Steve Cassidy: The Australian National Corpus Initiative: Technical and Legal Issues


Presentation slides

Extended abstract PDF

Authors

Michael Haugh (Griffith University), Dennis Alexander (Department of Education, Employment, and Workplace Relations), Linda Barwick (University of Sydney), Denis Burnham (University of Western Sydney), Kate Burridge (Monash University), Steve Cassidy (Macquarie University), Michael Clyne (University of Melbourne/Monash University), Anne Fitzgerald (Queensland University of Technology), Cliff Goddard (University New England), Jane Hunter (University of Queensland), Bruce Moore (Australian National University), Simon Musgrave (Monash University), Pam Peters (Macquarie University), Roly Sussex (University of Queensland), and Nick Thieberger (University of Melbourne)

Abstract

The Australian National Corpus Initiative involves a concerted push by linguists, applied linguists and language technologists to establish a massive online database of spoken and written language in Australia in all its forms and diversity. However, in order to maximize the potential for the Australian National Corpus to enable data sharing amongst researchers with an interest in Australian languages and society, the complex technical and legal issues that arise when attempting to share (historical) language data need to be addressed.
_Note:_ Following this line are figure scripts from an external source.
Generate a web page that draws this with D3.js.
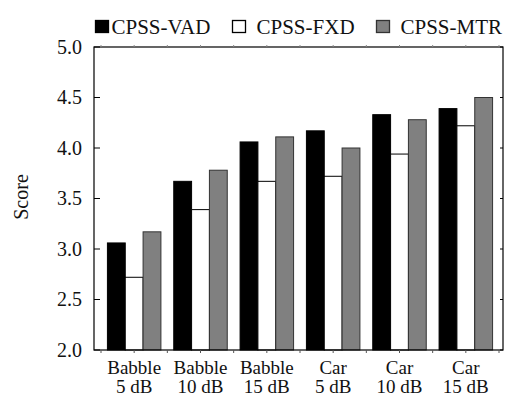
<!DOCTYPE html>
<html>
<head>
<meta charset="utf-8">
<script src="https://cdn.jsdelivr.net/npm/d3@7"></script>
<style>
  body { margin: 0; background: #fff; }
  text { font-family: "Liberation Serif", "Times New Roman", serif; fill: #111; }
</style>
</head>
<body>
<div id="chart"></div>
<script>
var categories = [["Babble", "5 dB"], ["Babble", "10 dB"], ["Babble", "15 dB"],
                  ["Car", "5 dB"], ["Car", "10 dB"], ["Car", "15 dB"]]
var seriesNames = ["CPSS-VAD", "CPSS-FXD", "CPSS-MTR"]
var vad = [3.06, 3.67, 4.06, 4.17, 4.33, 4.39]
var fxd = [2.72, 3.39, 3.67, 3.72, 3.94, 4.22]
var mtr = [3.17, 3.78, 4.11, 4.00, 4.28, 4.50]
var yTicks = [2.0, 2.5, 3.0, 3.5, 4.0, 4.5, 5.0]

var colors = ["#000", "#fff", "#808080"]
var strokes = ["#000", "#000", "#333"]
var seriesValues = [vad, fxd, mtr]

var width = 505, height = 397
var frame = {left: 94, right: 503, top: 47, bottom: 350}

var svg = d3.select('#chart').append('svg')
    .attr('width', width).attr('height', height)

var keys = categories.map(function(c, i){ return i })
var x = d3.scaleBand().domain(keys).range([101, 499])
var x1 = d3.scaleBand().domain(d3.range(seriesNames.length))
    .range([0, x.bandwidth()]).paddingOuter(0.36)
var y = d3.scaleLinear().domain([2, 5]).range([frame.bottom, frame.top])

// bars
seriesValues.forEach(function(vals, s){
  svg.append('g').selectAll('rect')
    .data(vals)
    .enter().append('rect')
      .attr('x', function(d, i){ return x(i) + x1(s) })
      .attr('y', function(d){ return y(d) })
      .attr('width', x1.bandwidth())
      .attr('height', function(d){ return y(2) - y(d) })
      .style('fill', colors[s])
      .style('stroke', strokes[s])
      .style('stroke-width', 1)
})

// frame
svg.append('rect')
    .attr('x', frame.left).attr('y', frame.top)
    .attr('width', frame.right - frame.left).attr('height', frame.bottom - frame.top)
    .style('fill', 'none').style('stroke', '#000').style('stroke-width', 1.2)

// y ticks + labels
var yAxis = svg.append('g')
yAxis.selectAll('line.l').data(yTicks).enter().append('line')
    .attr('x1', frame.left).attr('x2', frame.left + 6)
    .attr('y1', function(d){ return y(d) }).attr('y2', function(d){ return y(d) })
    .style('stroke', '#000')
yAxis.selectAll('line.r').data(yTicks).enter().append('line')
    .attr('x1', frame.right - 3).attr('x2', frame.right)
    .attr('y1', function(d){ return y(d) }).attr('y2', function(d){ return y(d) })
    .style('stroke', '#000')
yAxis.selectAll('text').data(yTicks).enter().append('text')
    .attr('x', 82).attr('y', function(d){ return y(d) + 6.5 })
    .attr('text-anchor', 'end')
    .style('font-size', '20px')
    .text(function(d){ return d.toFixed(1) })

// x ticks at group edges and centres
var xTickPos = []
keys.forEach(function(k){ xTickPos.push(x(k), x(k) + x.bandwidth() / 2) })
xTickPos.push(x.range()[1])
svg.append('g').selectAll('line').data(xTickPos).enter().append('line')
    .attr('x1', function(d){ return d }).attr('x2', function(d){ return d })
    .attr('y1', frame.bottom).attr('y2', frame.bottom + 3)
    .style('stroke', '#555')
svg.append('g').selectAll('line').data(xTickPos).enter().append('line')
    .attr('x1', function(d){ return d }).attr('x2', function(d){ return d })
    .attr('y1', frame.top - 2).attr('y2', frame.top)
    .style('stroke', '#888')

// x labels
var xl = svg.append('g').selectAll('text').data(categories).enter().append('text')
    .attr('text-anchor', 'middle')
    .style('font-size', '19px')
xl.append('tspan')
    .attr('x', function(d, i){ return x(i) + x.bandwidth() / 2 })
    .attr('y', 374)
    .text(function(d){ return d[0] })
xl.append('tspan')
    .attr('x', function(d, i){ return x(i) + x.bandwidth() / 2 })
    .attr('y', 393)
    .text(function(d){ return d[1] })

// y label
svg.append('text')
    .attr('transform', 'translate(28,197) rotate(-90)')
    .attr('text-anchor', 'middle')
    .style('font-size', '20px')
    .text('Score')

// legend
var legendX = [95, 232, 376]
var legend = svg.append('g').selectAll('g').data(seriesNames).enter().append('g')
    .attr('transform', function(d, i){ return 'translate(' + legendX[i] + ',20)' })
legend.append('rect')
    .attr('x', 0.5).attr('y', 0.5).attr('width', 13).attr('height', 12)
    .style('fill', function(d, i){ return colors[i] })
    .style('stroke', function(d, i){ return strokes[i] })
    .style('stroke-width', 1.3)
legend.append('text')
    .attr('x', function(d, i){ return i == 0 ? 16.5 : 24.5 })
    .attr('y', 13.5)
    .style('font-size', '21px')
    .text(function(d){ return d })
</script>
</body>
</html>
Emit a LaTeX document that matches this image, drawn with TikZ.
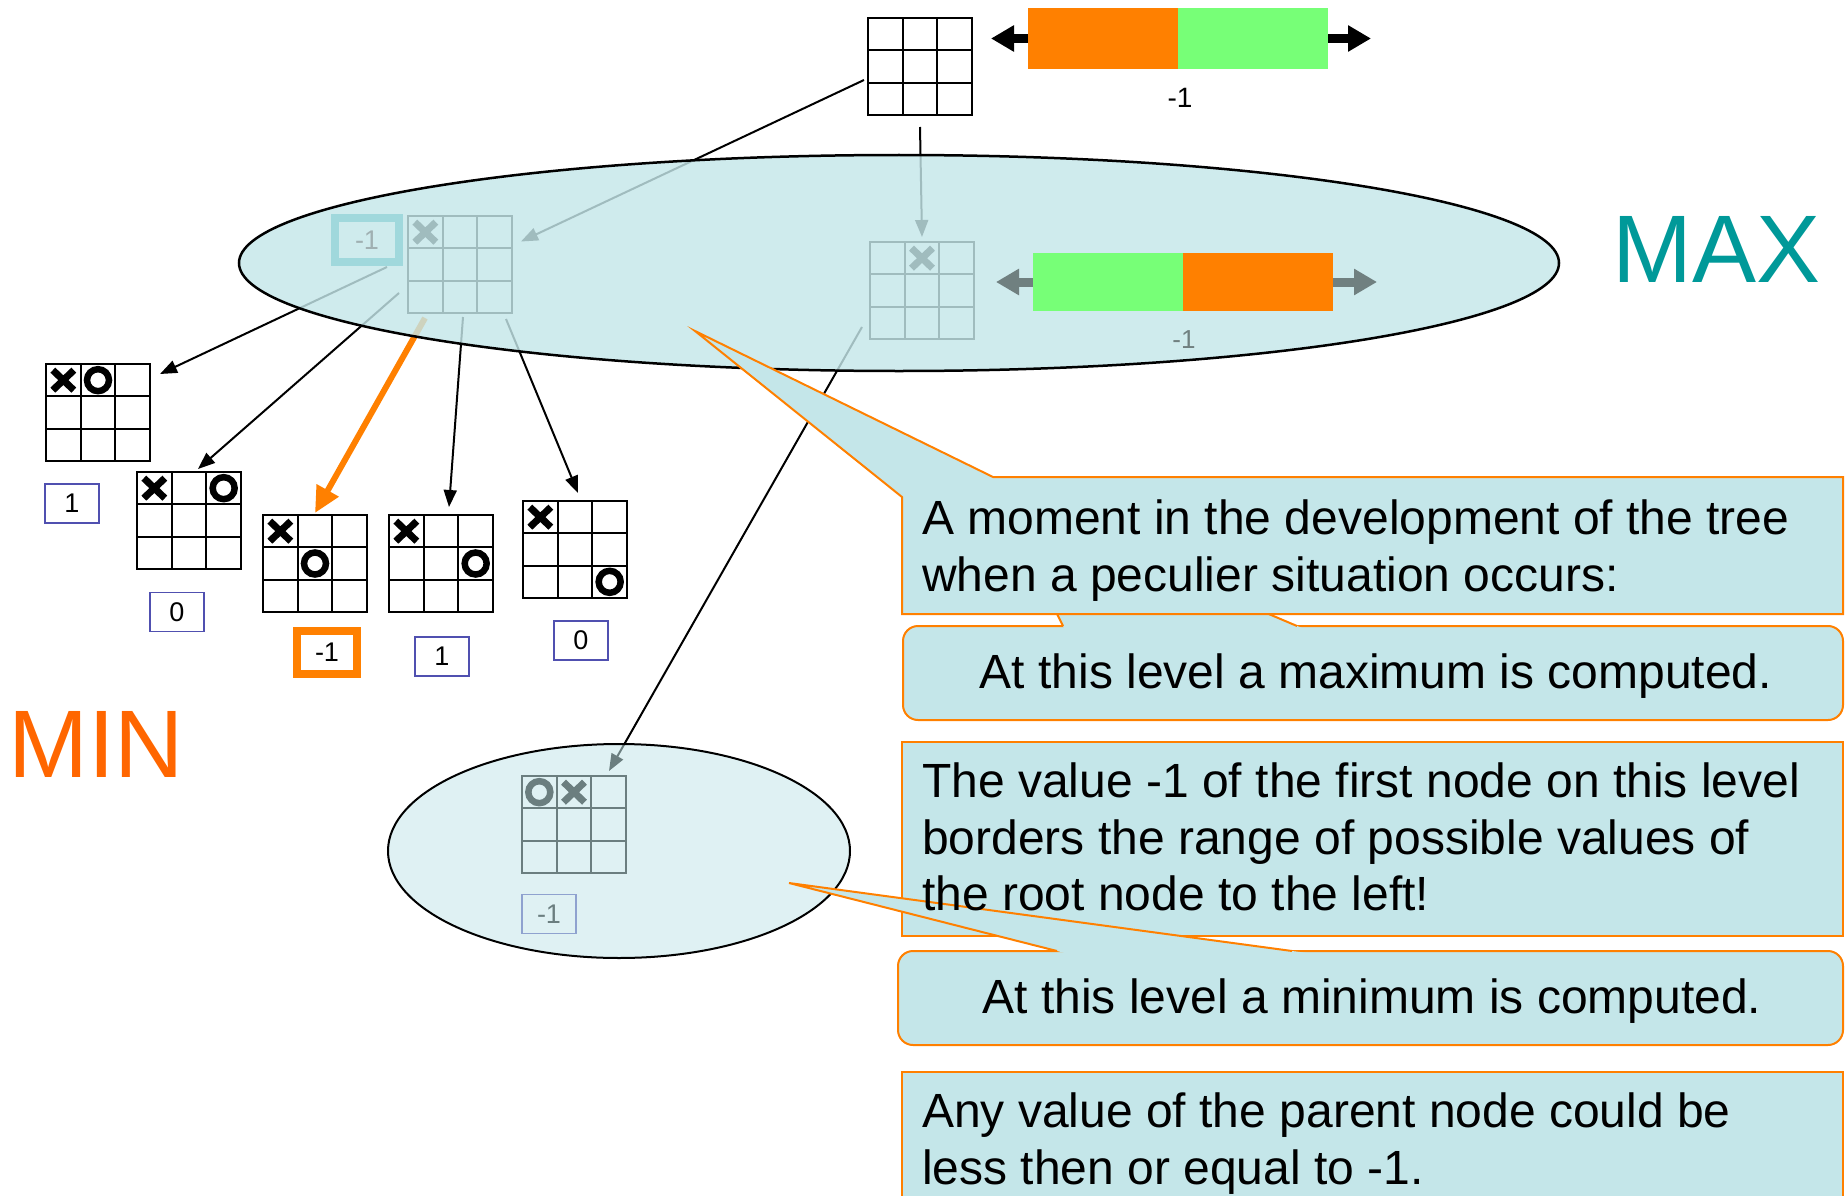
\documentclass[tikz,border=0pt]{standalone}
\usepackage{fontspec}
\setmainfont{Liberation Sans}
\usetikzlibrary{arrows.meta,calc,positioning}
\definecolor{CallFill}{RGB}{196,230,233}
\definecolor{CallLine}{RGB}{255,128,0}
\definecolor{BarOrange}{RGB}{255,128,0}
\definecolor{BarGreen}{RGB}{119,255,119}
\definecolor{ValBlue}{RGB}{80,80,176}
\definecolor{MaxTeal}{RGB}{0,153,153}
\definecolor{MinOrange}{RGB}{255,102,0}
\definecolor{ArrowGrey}{RGB}{112,128,128}
\definecolor{ValGrey}{RGB}{160,176,178}
\definecolor{HiCyan}{RGB}{160,216,220}

\tikzset{
  board/.style={draw, line width=2pt, minimum width=104pt, minimum height=97pt,
    inner sep=0pt, outer sep=0pt, anchor=north west},
  xmark/.style={line width=7pt},
  omark/.style={line width=6.5pt},
  edge/.style={line width=2pt, -{Triangle[length=17pt,width=13pt]}},
  val/.style={draw=ValBlue, line width=1.6pt, minimum width=54pt, minimum height=39pt,
    inner sep=0pt, font=\fontsize{27}{27}\selectfont},
  bar/.style={minimum width=150pt, inner sep=0pt, outer sep=0pt},
  halfarrow/.style={line width=9pt, -{Triangle[length=23pt,width=25pt]}},
  callout/.style={fill=CallFill, draw=CallLine, line width=2pt},
  calltext/.style={font=\fontsize{48}{56.5}\selectfont, inner sep=0pt, align=left},
  levellabel/.style={font=\fontsize{96}{96}\selectfont, inner sep=0pt}
}

% grid of a board node
\newcommand{\gridlines}[1]{%
  \foreach \k in {1,2} {%
    \draw[line width=2pt] ($(#1.north west)!\k/3!(#1.north east)$) -- ($(#1.south west)!\k/3!(#1.south east)$);
    \draw[line width=2pt] ($(#1.north west)!\k/3!(#1.south west)$) -- ($(#1.north east)!\k/3!(#1.south east)$);
  }}
% marks: board, column, row
\newcommand{\putX}[3]{\draw[xmark] ($(#1.north west)+({(#2+0.5)*104/3},{(#3+0.5)*97/3})$)
  +(-10.5,-10) -- +(10.5,10) +(-10.5,10) -- +(10.5,-10);}
\newcommand{\putO}[3]{\draw[omark] ($(#1.north west)+({(#2+0.5)*104/3},{(#3+0.5)*97/3})$)
  circle[radius=11pt];}

\begin{document}
\begin{tikzpicture}[x=1pt,y=-1pt]
  \useasboundingbox (0,0) rectangle (1845,1196);
  \clip (0,0) rectangle (1845,1196);

  % boards
  \node[board] (root) at (868,18) {};
  \node[board] (gl) at (408,216) {};
  \node[board] (gm) at (870,242) {};
  \node[board] (c1) at (46,364) {};
  \node[board] (c2) at (137,472) {};
  \node[board] (c3) at (263,515) {};
  \node[board] (c4) at (389,515) {};
  \node[board] (c5) at (523,501) {};
  \node[board] (bt) at (522,776) {};
  \foreach \b in {root,gl,gm,c1,c2,c3,c4,c5,bt} {\gridlines{\b}}

  \putX{gl}{0}{0}
  \putX{gm}{1}{0}
  \putX{c1}{0}{0} \putO{c1}{1}{0}
  \putX{c2}{0}{0} \putO{c2}{2}{0}
  \putX{c3}{0}{0} \putO{c3}{1}{1}
  \putX{c4}{0}{0} \putO{c4}{2}{1}
  \putX{c5}{0}{0} \putO{c5}{2}{2}
  \putO{bt}{0}{0} \putX{bt}{1}{0}

  % values of the MIN nodes
  \node[val] (v1) at (72,503.5) {1};
  \node[val] (v2) at (177,612) {0};
  \node[val, draw=BarOrange, line width=8pt, minimum width=60pt, minimum height=43pt] (v3) at (327,652.5) {-1};
  \node[val] (v4) at (442,656.5) {1};
  \node[val] (v5) at (581,640.5) {0};
  \node[val] (vbt) at (549,914) {-1};

  % connectors
  \coordinate (ra) at (864,80);
  \coordinate (g1) at (387,267);
  \coordinate (g2) at (399,293);
  \coordinate (g3) at (425,318);
  \coordinate (g4) at (463,317);
  \coordinate (g5) at (506,319);
  \coordinate (ma) at (862,327);
  \draw[edge] (ra) -- ([xshift=9pt,yshift=23pt]gl.east);
  \draw[edge] ([yshift=-12pt]root.south) -- ([yshift=5pt]gm.north);
  \draw[edge] (g1) -- ([xshift=10pt,yshift=-10pt]c1.north east);
  \draw[edge] (g2) -- ([xshift=9pt,yshift=3pt]c2.north);
  \draw[line width=6pt, BarOrange, -{Triangle[length=26pt,width=24pt]}] (g3) -- ([yshift=2pt]c3.north);
  \draw[edge] (g4) -- ([xshift=8pt,yshift=8pt]c4.north);
  \draw[edge] (g5) -- ([xshift=3pt,yshift=8pt]c5.north);
  \draw[edge] (ma) -- ([xshift=-17pt,yshift=5pt]bt.north east);

  % levels
  \draw[line width=2.5pt, fill=CallFill, fill opacity=0.82] (899,263) ellipse [x radius=660pt, y radius=108pt];
  \draw[line width=2pt, fill=CallFill, fill opacity=0.55] (619,851) ellipse [x radius=231pt, y radius=107pt];

  \node[val, draw=HiCyan, line width=8pt, minimum width=64pt, minimum height=44pt, text=ValGrey] (vgl) at (367,240) {-1};

  % ranges
  \node[bar, fill=BarOrange, minimum height=61pt, anchor=north west] (tor) at (1028,8) {};
  \node[bar, fill=BarGreen, minimum height=61pt, right=0pt of tor] (tgr) {};
  \draw[halfarrow] (tor.west) -- ++(-37,0);
  \draw[halfarrow] (tgr.east) -- ++(43,0);
  \node[font=\fontsize{28}{28}\selectfont, anchor=base] (tval) at (1180,108) {-1};

  \node[bar, fill=BarGreen, minimum height=58pt, anchor=north west] (mgr) at (1033,253) {};
  \node[bar, fill=BarOrange, minimum height=58pt, right=0pt of mgr] (mor) {};
  \draw[halfarrow, ArrowGrey] (mgr.west) -- ++(-37,0);
  \draw[halfarrow, ArrowGrey] (mor.east) -- ++(44,0);
  \node[font=\fontsize{26}{26}\selectfont, anchor=base, text=ArrowGrey] (mval) at (1184,348) {-1};

  % callouts
  \draw[callout, rounded corners=15pt] (903,626) rectangle (1843,720);
  \fill[CallFill] (1000,500) -- (1064,628) -- (1302,628) -- cycle;
  \draw[CallLine, line width=2pt] (1063,626) -- (1000,500) -- (1297,626);
  \draw[callout] (902,497) -- (695,331) -- (993,477) -- (1843,477) |- (902,614) -- cycle;
  \draw[callout] (902,742) rectangle (1843,936);
  \draw[callout, rounded corners=15pt] (898,951) rectangle (1843,1045);
  \fill[CallFill] (789,883) -- (1065,953) -- (1307,953) -- cycle;
  \draw[CallLine, line width=2pt] (1057,951) -- (789,883) -- (1292,951);
  \draw[callout] (902,1072) rectangle (1843,1220);

  \node[calltext, anchor=north west] (t1) at (922,500) {A moment in the development of the tree\\when a peculier situation occurs:};
  \node[calltext, anchor=base] (t2) at (1376,688) {At this level a maximum is computed.};
  \node[calltext, anchor=north west] (t3) at (922,763) {The value -1 of the first node on this level\\borders the range of possible values of\\the root node to the left!};
  \node[calltext, anchor=base] (t4) at (1372,1013) {At this level a minimum is computed.};
  \node[calltext, anchor=north west] (t5) at (922,1093) {Any value of the parent node could be\\less then or equal to -1.};

  \node[levellabel, text=MaxTeal, anchor=base west] (maxlbl) at (1612,282) {MAX};
  \node[levellabel, text=MinOrange, anchor=base west] (minlbl) at (8,777) {MIN};
\end{tikzpicture}
\end{document}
In this paper we first outline our vision for the Australian National Corpus (AusNC) as an online distributed set of multimodal and multilingual resources. By multimodal it is envisaged that not only plain text, but also visual texts, audio and audiovisual language data will feature in the corpus, while by multilingual it is intended that the corpus incorporate significant historical and prospective collections of English in Australia (including Australian English and migrant Englishes), indigenous languages, community languages, and Australian Sign Language. We then discuss its value as vital e-research infrastructure for not only linguists, but also language technologists, as well as the broader Humanities and Social Sciences, and informatics research communities who have an interest in Australian society. We then outline some of the key technical issues that we have identified, including building an underlying infrastructure for the AusNC, establishing appropriate annotation and metadata standards, meeting the challenges of incorporating legacy language data where media formats and annotation standards vary considerably, and capitalizing on the potential as well as the dealing with the challenges of mining language data from the Web.

Lastly, we briefly outline some of the attendant legal challenges that arise when sharing language data, including copyright, privacy and moral rights, as well as issues relating to indigenous and ethnic communities.

About the speaker

Steve Cassidy is a Computer Scientist who has worked in various areas relating to language and cognition over the last 20 years. He completed a PhD in Wellington, New Zealand on computer models of reading development and then moved to Macquarie University, Sydney to work in the Speech Hearing and Language Research Centre (SHLRC). At SHLRC he worked on applying statistical models to acoustic phonetics problems and on the development of the Emu Speech Database System. His work on Emu has led to an involvement with groups in the US and Europe who are aiming to define standards for Linguistic annotation. Steve is now working in the Computing department at Macquarie where he is pursuing research on problems relating to the management of language resources and the provision of eResearch infrastructure to the Linguistic community.